One of those talented players was catcher Greg Coy.
“I loved Charlie,” Coy, a ’92 Nashua grad, said. “For me, it was good, we played on some great teams. He had some great players, great assistant coaches – you can’t say enough about Buddy Hughes. But (Mellen) was great to play for. Super kind. Very knowledgeable. And ‘Gotta get the job done guys. Gotta get the job done.’
Mellen was all business, hated distractions. He liked to the team to practice and play at the lower field at Nashua, which miffed some of his players, including Coy.
“When we were seniors, finally, we asked Charlie, ‘Hey why do we have to come all the way down here?’ And he said, ‘Because I don’t want to talk to anybody else (except the players). So we would truck all the way down there so we could be all by ourselves.”
Coy said one of the bigges things he learned from Mellen was exactly what Neverett did – keep your cool.
“He would say ‘Coy, you have to keep your head,'” Coy said. “Because I could lose my head very quickly. He allowed me to calm down and keep my head. That was the best thing about Charlie.”
Coy last saw Mellen about 10 years ago when the former coach was watching a Junior Legion game in Salem, and Coy was coaching. “He said, ‘Coy, is that you?’ After the game we sat and talked for an hour.”
Charlie Mellen coached Nashua High School baseball for the better parts of three decades, and was a math teacher as well. (Courtesy photo)
Ed Lecius broadcast the Nashua games on local radio.
“He was a purist,” Lecius said. “He knew baseball inside and out. A very unassuming kind of guy. Great classroom teacher (math) and a great coach. He touched a lot of lives when he was here in Nashua, and made his mark. People still remember him today.”

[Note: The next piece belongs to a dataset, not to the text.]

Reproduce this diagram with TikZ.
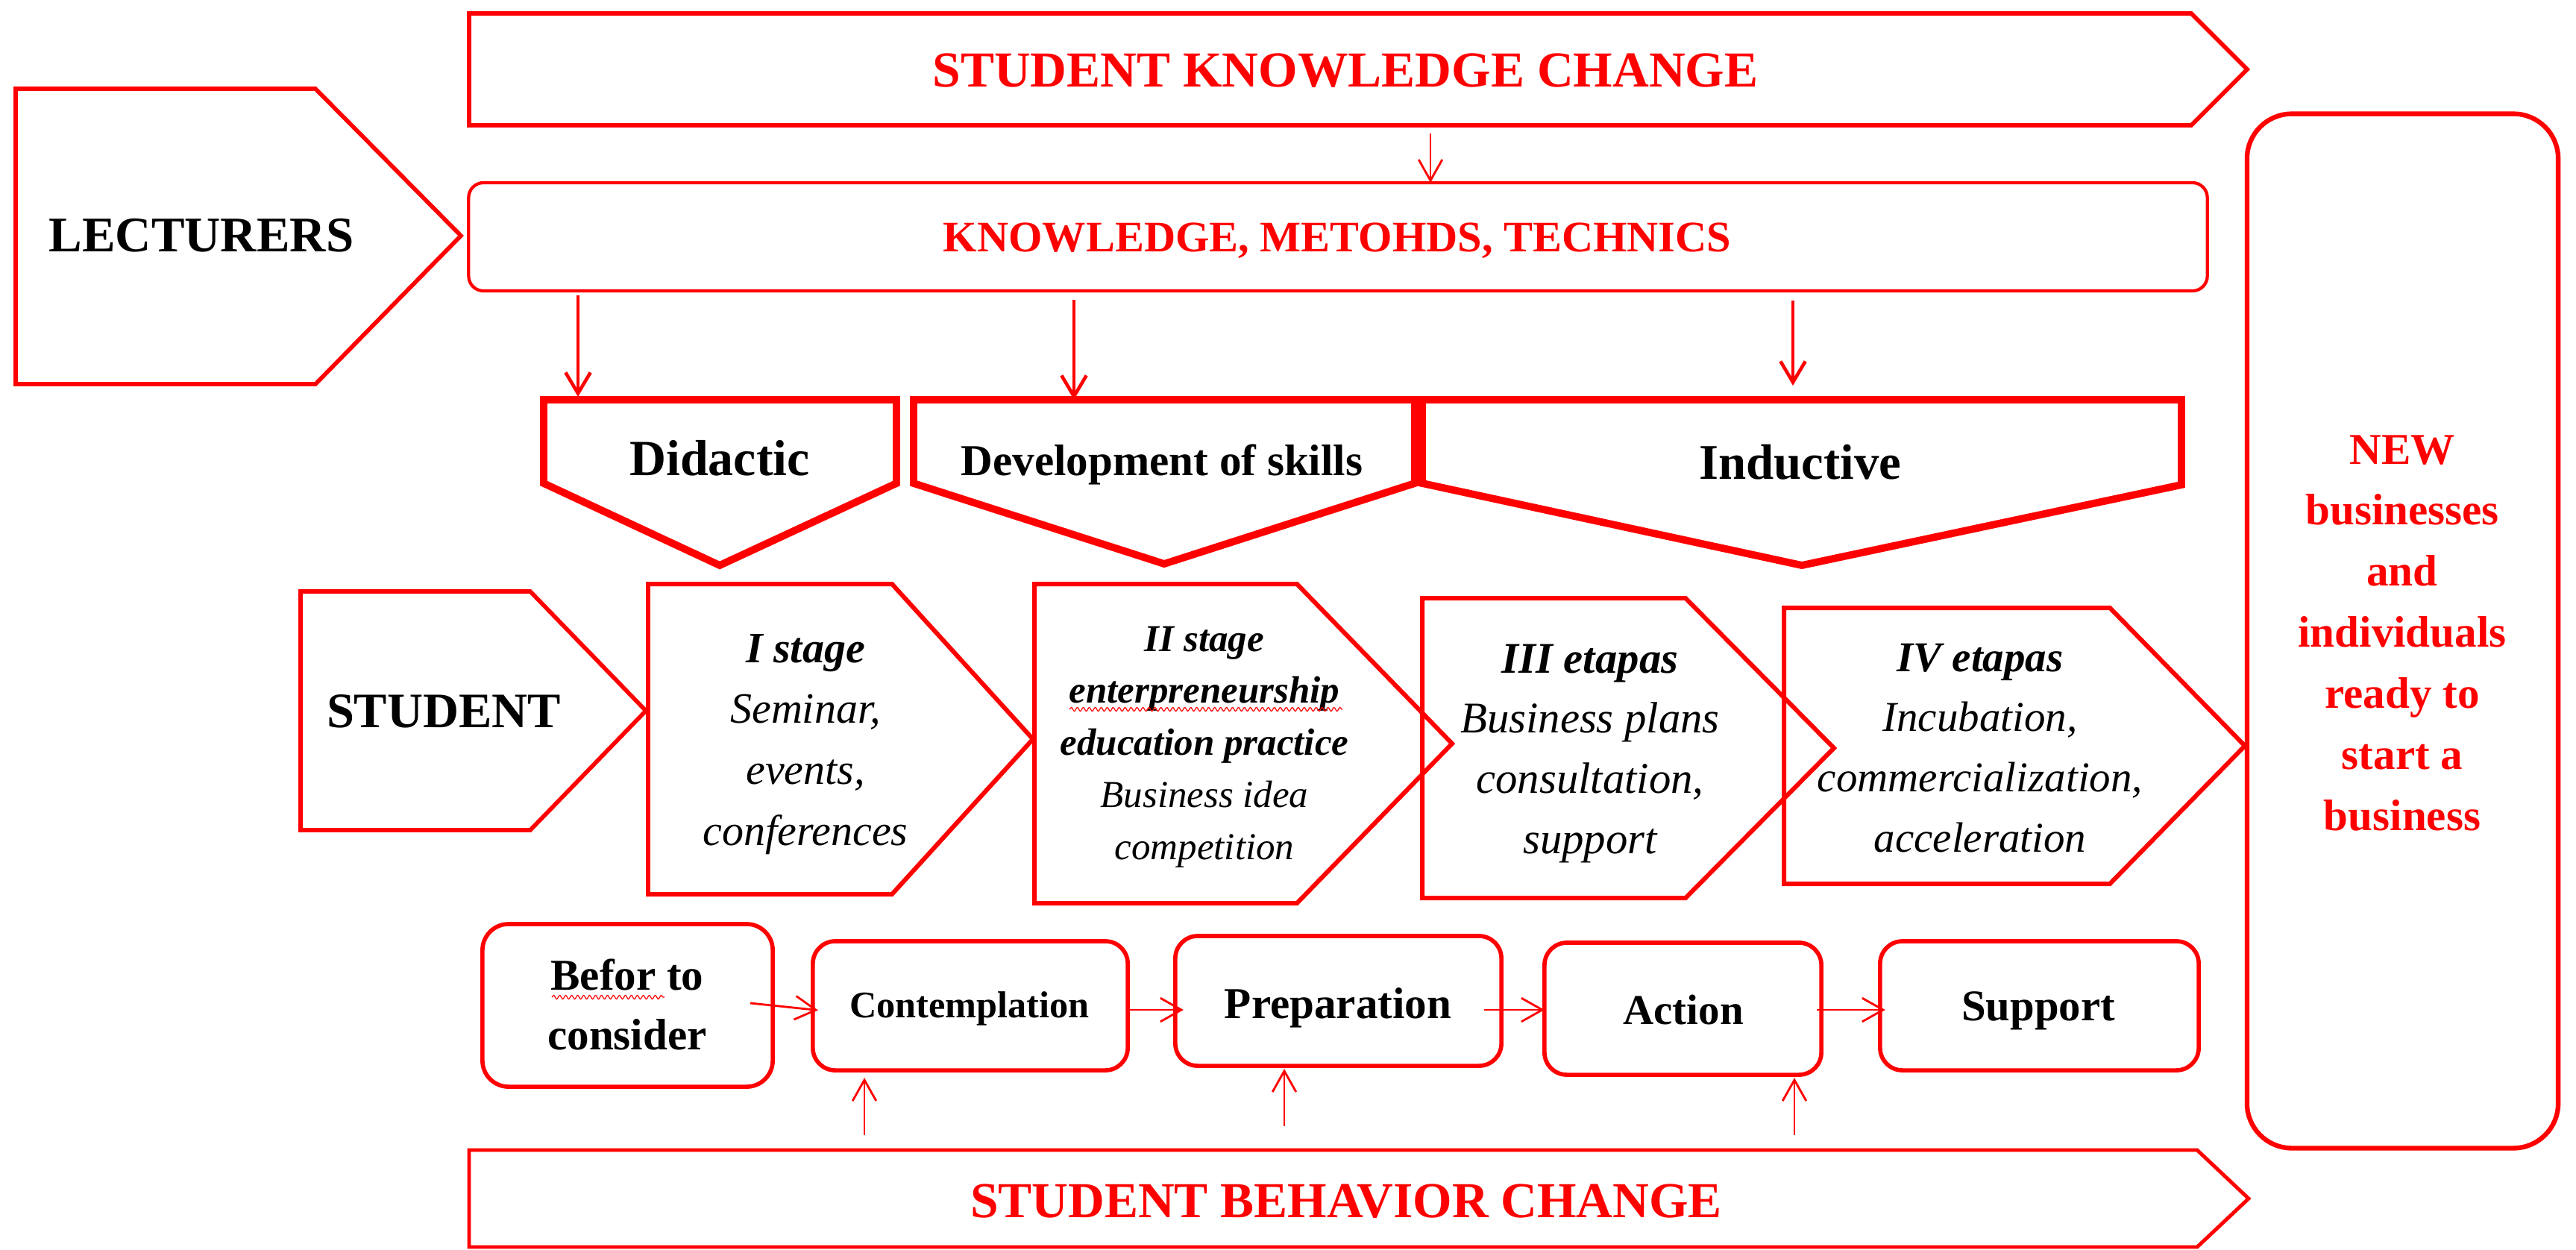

Lecius enjoyed watching Mellen the strategist.
“He did what you’re supposed to do in certain situations – suicide squeeze, sacrifice, and he knew how to handle his pitchers, too,” Lecius said. “Great guy. He was part of that era. (Ken) Parady (football), (John) Fagula (girls basketball), (George) Noucas (boys basketball) and him. All those guys.”
“He was a very quiet coach,” Neverett said. “He just put us out there, and told us to go play. Again, after an inning was over, he didn’t say much, he’d usually just clap a couple of times and say ‘C’mon, let’s go, let’s go!’ And that was about all he’d say during a game.”
Mellen was assisted by another coach who lived and breathed Nashua baseball, the late Buddy Hughes. Mellen had the plan, and Hughes would often relay it.
“They were great partners,” Neverett said. “They were great together. You learned a lot from (Hughes). That’s what coach Mellen did – he’d put (Hughes) on the bench while he was out (coaching) third base. If you didn’t listen to him, you were crazy, because you’d always learn something.”
Neverett remembers losing in the state finals his junior year in 1977, thanks in part to an error that allowed Trinity’s Mike LaValliere — who went on to a Major League career — an extra pitch and he cleared the bases for the winning runs.
“I know that really devastated (Mellen),” Neverett said. “We used to talk about that on bus rides. He said, ‘Don’t worry, in your career, you’ll see that happen – a play that should be made won’t be. That’s high school baseball.”
That was Charlie Mellen, a coach who his players will tell you kept it all in perspective.